Creating an Open Source Data Science Platform to Improve Transit Outcomes in California

Background

California Integrated Travel Project (Cal-ITP) is a statewide effort to make transit easier to use and more cost effective for riders in the state of California.

Cal-ITP’s goals include uniting the state’s disconnected transit systems by enabling contactless payment methods, expanding access for riders to real-time updates about every transit trip, ensuring transit is fully accessible, and easing the burden on lower-income residents by better integrating benefit and discount vouchers across the state.

Opportunity

Cal-ITP needed a technology partner to help them collect data about California’s 300+ transit agencies, and transform that data into centralized insights and assessments. Some of those data sources include:

  • GTFS (Allows riders to see routes and stops on apps like Google Maps)
  • GTFS-RT (Allows riders to see when a bus or train is coming in real-time)
  • Payments information (Collected from vendors on a per-trip basis)

Cal-ITP additionally needed help with strategy, research, design, and general support to scale their operations.

Approach

Cal-ITP brought in the Jarvus team early on in the project. With the help of Cal-ITP staff and other key partners like Compiler, Jarvus staff designed a scalable open source data warehouse, key processes for assessments and outcome, and feedback loops with the agencies that Cal-ITP serves.

Jarvus evaluated the data that agencies currently publish, conducted interviews with agencies and key stakeholders, as well as surveyed the existing tools and open source transit and data ecosystems.

Solution

While Jarvus has contributed an array of solutions including app development, product management, design, and other consultation; the foundation of the work focused on two key data sources: GTFS and open loop payment vendor data.

Open Source Data Warehouse and Data Science Platform

Jarvus has created an open source data warehouse and data science platform for Cal-ITP that ingests, transforms, warehouses, and publishes federated data from disparate sources. These rich data are representative of hundreds of agencies throughout the state, and include transit routes and schedules, real-time vehicle positions, and passenger transactions from onboard contactless payment devices.

This platform helps stakeholders make informed business and policy decisions that improve rider experiences. The technology for this stack includes:

Data Sources

  • Open loop payments vendors
  • GTFS static data
  • GTFS-RT (real-time) data

ELT Stack

Dashboard Solution

Data Science Platform

  • JupyterHub hosted within Google Kubernetes Engine

alt_text

This implementation uses Airflow to orchestrate data ingestion tasks using dbt as a data pipeline and transformation layer. The data itself is stored in BigQuery, with a focus both on flexibility of data views for analysts, efficiency of data ingestion, and transparency for data engineers and consumers.

The solution includes a custom data ingestion system built outside of Airflow, in order to support the high-performance requirements of the system.

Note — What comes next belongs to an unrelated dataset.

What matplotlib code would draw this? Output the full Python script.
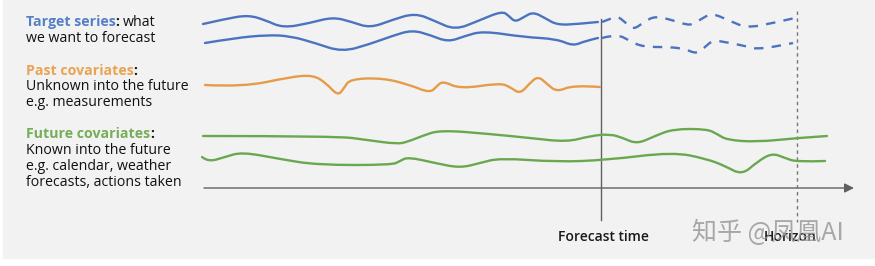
import matplotlib
matplotlib.use("Agg")
import matplotlib.pyplot as plt
import matplotlib.patches as mpatches
from matplotlib.path import Path

# ---- data (time on x, value on y) ----
target1_past_t = [203, 225, 248, 265, 283, 310, 333, 352, 370, 392, 415, 435, 455, 478, 502, 509, 515, 524, 533, 545, 557, 578, 598]
target1_past_v = [24, 19, 15, 20, 28, 23, 17, 22, 28, 20, 13, 21, 30, 21, 11, 16, 22, 17, 12, 18, 25, 24, 22]
target1_fut_t = [602, 610, 617, 625, 633, 644, 655, 672, 687, 693, 703, 712, 730, 747, 773, 795]
target1_fut_v = [22, 19, 16, 22, 30, 22, 16, 20, 25, 24, 18, 13, 21, 28, 23, 18]

target2_past_t = [205, 235, 267, 290, 315, 342, 370, 392, 412, 430, 448, 465, 483, 523, 557, 573, 585, 598]
target2_past_v = [43, 38, 35, 36, 43, 52, 44, 36, 30, 35, 42, 36, 31, 37, 39, 46, 41, 38]
target2_fut_t = [602, 617, 630, 643, 670, 685, 697, 705, 713, 730, 745, 760, 793]
target2_fut_v = [38, 34, 41, 47, 47, 49, 54, 47, 40, 43, 46, 50, 43]

past_cov_t = [205, 243, 290, 313, 326, 338, 344, 350, 383, 410, 430, 437, 443, 460, 500, 510, 520, 529, 538, 547, 557, 573, 600]
past_cov_v = [85, 87, 77, 75, 83, 96, 88, 79, 78, 85, 93, 86, 81, 89, 83, 87, 94, 84, 76, 84, 92, 85, 87]

future1_t = [203, 337, 367, 397, 407, 422, 440, 490, 530, 567, 590, 610, 623, 637, 655, 673, 707, 717, 727, 757, 797, 827]
future1_v = [136, 136, 140, 144, 142, 136, 130, 134, 138, 142, 136, 134, 138, 144, 136, 129, 129, 134, 140, 142, 138, 136]

future2_t = [202, 208, 225, 242, 280, 317, 392, 400, 408, 435, 460, 480, 500, 557, 607, 673, 707, 725, 742, 757, 772, 785, 797, 825]
future2_v = [157, 162, 157, 152, 159, 165, 165, 161, 157, 163, 168, 163, 158, 162, 160, 152, 159, 166, 175, 162, 153, 158, 162, 161]

forecast_t = 601
horizon_t = 797

BLUE = "#4a74c0"
ORANGE = "#e59c48"
GREEN = "#6aa84f"
GRAY = "#606060"

FONT = "Open Sans"
FS = 10.2

fig = plt.figure(figsize=(8.75, 2.66), dpi=100, facecolor="white")
ax = fig.add_axes([0, 0, 1, 1])
ax.set_xlim(0, 875)
ax.set_ylim(266, 0)
ax.axis("off")
ax.add_patch(mpatches.Rectangle((3, 0), 872, 258, color="#f2f2f2", zorder=0))


def smooth(t, v, color, dashes=None):
    # quadratic bezier path using the read points as control points
    pts = list(zip(t, v))
    verts = [pts[0]]
    codes = [Path.MOVETO]
    for i in range(1, len(pts) - 1):
        mid = ((pts[i][0] + pts[i + 1][0]) / 2, (pts[i][1] + pts[i + 1][1]) / 2)
        if i == len(pts) - 2:
            mid = pts[-1]
        verts += [pts[i], mid]
        codes += [Path.CURVE3, Path.CURVE3]
    patch = mpatches.PathPatch(Path(verts, codes), fill=False, edgecolor=color,
                               lw=1.7, capstyle="round", joinstyle="round", zorder=3)
    if dashes:
        patch.set_linestyle((0, dashes))
        patch.set_capstyle("butt")
    ax.add_patch(patch)


smooth(target1_past_t, target1_past_v, BLUE)
smooth(target2_past_t, target2_past_v, BLUE)
smooth(target1_fut_t, target1_fut_v, BLUE, dashes=(4, 3.5))
smooth(target2_fut_t, target2_fut_v, BLUE, dashes=(4, 3.5))
smooth(past_cov_t, past_cov_v, ORANGE)
smooth(future1_t, future1_v, GREEN)
smooth(future2_t, future2_v, GREEN)

# time axis with arrow
ax.annotate("", xy=(854, 188), xytext=(204, 188),
            arrowprops=dict(arrowstyle="-|>", color=GRAY, lw=1.0, mutation_scale=14,
                            shrinkA=0, shrinkB=0), zorder=2)
# forecast time / horizon markers
ax.plot([forecast_t, forecast_t], [19, 220], color=GRAY, lw=1.0, zorder=2)
ax.plot([horizon_t, horizon_t], [11, 222], color="#777777", lw=1.0, dashes=(2.5, 2.5), zorder=2)

ax.text(603, 237, "Forecast time", ha="center", va="center", fontsize=10,
        fontweight="semibold", family=FONT, color="#1a1a1a")
ax.text(790, 237, "Horizon", ha="center", va="center", fontsize=10,
        fontweight="semibold", family=FONT, color="#1a1a1a")

# left labels: coloured bold name + black remainder
fig.canvas.draw()
renderer = fig.canvas.get_renderer()


def label(x, y, head, color, tail):
    t = ax.text(x, y, head, color=color, fontsize=FS, fontweight="bold",
                family=FONT, va="center", ha="left")
    bb = t.get_window_extent(renderer)
    x2 = ax.transData.inverted().transform((bb.x1, bb.y0))[0]
    c = ax.text(x2, y, ":", color="#111111", fontsize=FS, fontweight="bold",
                family=FONT, va="center", ha="left")
    if tail:
        bb2 = c.get_window_extent(renderer)
        x3 = ax.transData.inverted().transform((bb2.x1, bb2.y0))[0]
        ax.text(x3 + 3, y, tail, color="#111111", fontsize=FS, family=FONT,
                va="center", ha="left")


def plain(x, y, s):
    ax.text(x, y, s, color="#111111", fontsize=FS, family=FONT, va="center", ha="left")


label(26, 22, "Target series", "#5580c8", "what")
plain(26, 38, "we want to forecast")
label(26, 71, "Past covariates", "#eaa352", "")
plain(26, 87, "Unknown into the future")
plain(26, 102, "e.g. measurements")
label(26, 134, "Future covariates", "#76ad5a", "")
plain(26, 151, "Known into the future")
plain(26, 167, "e.g. calendar, weather")
plain(26, 183, "forecasts, actions taken")

# watermark
ax.text(692, 233, "知乎 @凤凰AI", ha="left", va="center", fontsize=18,
        family=["Noto Sans CJK SC", "DejaVu Sans"], color="#9a9a9a", alpha=0.85, zorder=5)

fig.savefig("out.png", dpi=100, facecolor="white")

The codebase that orchestrates the data warehouse and data science platform is open source and publicly documented.

Outcomes

Data Warehouse

With Jarvus’ help, Cal-ITP currently ingests and analyzes over 1 million files per day, and makes that data immediately accessible to data engineers, analysts, and the agencies Cal-ITP supports. This includes capturing and archiving real-time vehicle positions across the entire state every 20 seconds.

Data analysts can access data directly from the data warehouse in Jupyter notebooks that can be easily published and shared through a hosted JupyterHub implementation.

Data analysts, product managers, agencies themselves, and other stakeholders can also create and view dashboards from the warehouse data using Metabase.

Jarvus delivered an entirely self-hosted and open source infrastructure that connects to Cal-ITP’s Google Cloud Platform account, making it possible for them to focus on procuring commodity capacity in one place instead of licenses and hosting services across an array of vendors and pricing schemes.

The result is extremely cost effective for Cal-ITP as there are no vendor costs for the open source tooling and the data is stored efficiently in BigQuery.

Documentation and Data Discoverability

The data warehouse as well as details about the data pipeline are publicly documented as part of the process. This creates greater transparency and reduces friction as that data is utilized internally and throughout the network.

Data Science Analysis and Reports

Cal-ITP data scientists and engineers have begun to publish public reports and analysis about the transit network using the data from the warehouse.

Jarvus created a new toolkit to facilitate this, which allows analysts to automatically create publicly hosted reports built on top of parameterized Jupyter notebooks. Some examples include:

Transit Speed Maps

alt_text

These maps, tables, and charts provide an overview of typical weekday transit vehicle speeds to identifying slower parts of bus routes that would be candidates for projects to speed up buses

Parallel Corridors Analysis

This analysis helps agencies by identifying corridors in which they can improve service by increasing frequency on the routes most competitive with car travel.

High Quality Transit Areas

This assessment provides an examination of facilities in High Quality Transit Areas that are candidates for retrofits.

alt_text

Next Steps

Jarvus will continue to build on the capabilities of the existing data warehouse, and help expand the tools to support agencies. Some potential next steps include better validation tools for agencies as well as better reports and metrics around payment data.